建築から学ぶこと

2022/12/21

No. 849

つなぐ場所、前橋

30年ほど前、初めてシンポジウムのモデレーターを務めた。事前の準備はきちんとこなすとして、本番での注意力も節度も大事である。ここで建設業各分野のスピーカーの話をうまくつないだ経験はその後の自信になった。会場であった前橋はその意味で私には大事な場所である。この日の手ごたえとともに、中心部の馬場川近くでの二次会の楽しい記憶も残っている。
さて、安井建築設計事務所が少し前に設計監理に携わった「前橋地方合同庁舎」(2015)はこの街の台地上を走る表通り沿いにある。この表通りと並行しながら、台地を少し降りたところを並行して流れる細い用水が馬場川で、これに沿う通りは詩人・萩原朔太郎にゆかりがある。12月に前橋を久しぶりに訪れ、同じく表通りに面する、藤本壮介さん設計の「SHIRAIYA HOTEL」(2020)を訪ねると、すぐ裏の川沿いの道との高低差を階段道や緑の斜面でやわらかくつないでいた。ホテルを閉鎖的にせず、人の流れと活力を自然につなぐ役割を持たせたのは効果的である。

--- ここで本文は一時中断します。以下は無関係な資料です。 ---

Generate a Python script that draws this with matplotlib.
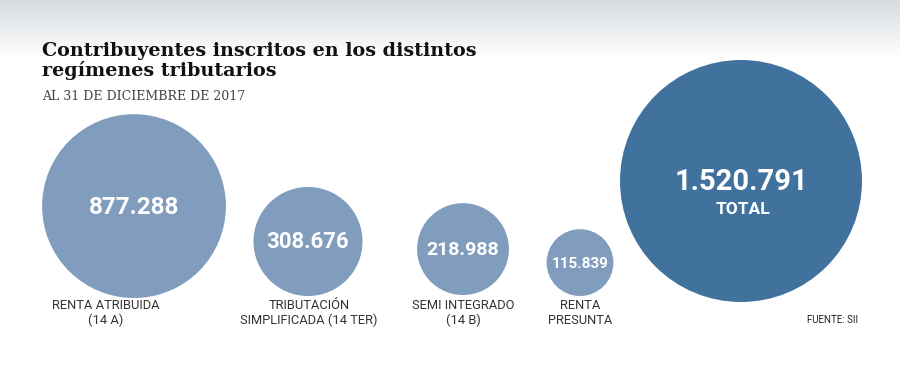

ちなみに、隣地で工事が進んでいる谷尻誠さんのプロジェクトがどう連続するのかも楽しみである。
これらの位置から、馬場川を挟んだ斜め向かいにあるのが「アーツ前橋」(2013開館)で、この日は「潜在景色」と名付けられた、6人の作家の写真作品を扱う展覧会を見た(3月5日まで開催)。それぞれの近作だけでなく、自らの拠点を離れて前橋をフィールドにして制作した作品が静かな光を放っており、キュレーションが明確である。アーツ前橋はこの地のアート活動を率いる運動体でもあるが、ここだけでなく、前橋には文化における底力や人材の豊かさがあるようだ。それらに共通するのは過去と現在、地域の内外を<つなぐ力>ということになるだろうか。私は、どうしてもそこに、個人的な思い出を重ねてしまうのだが。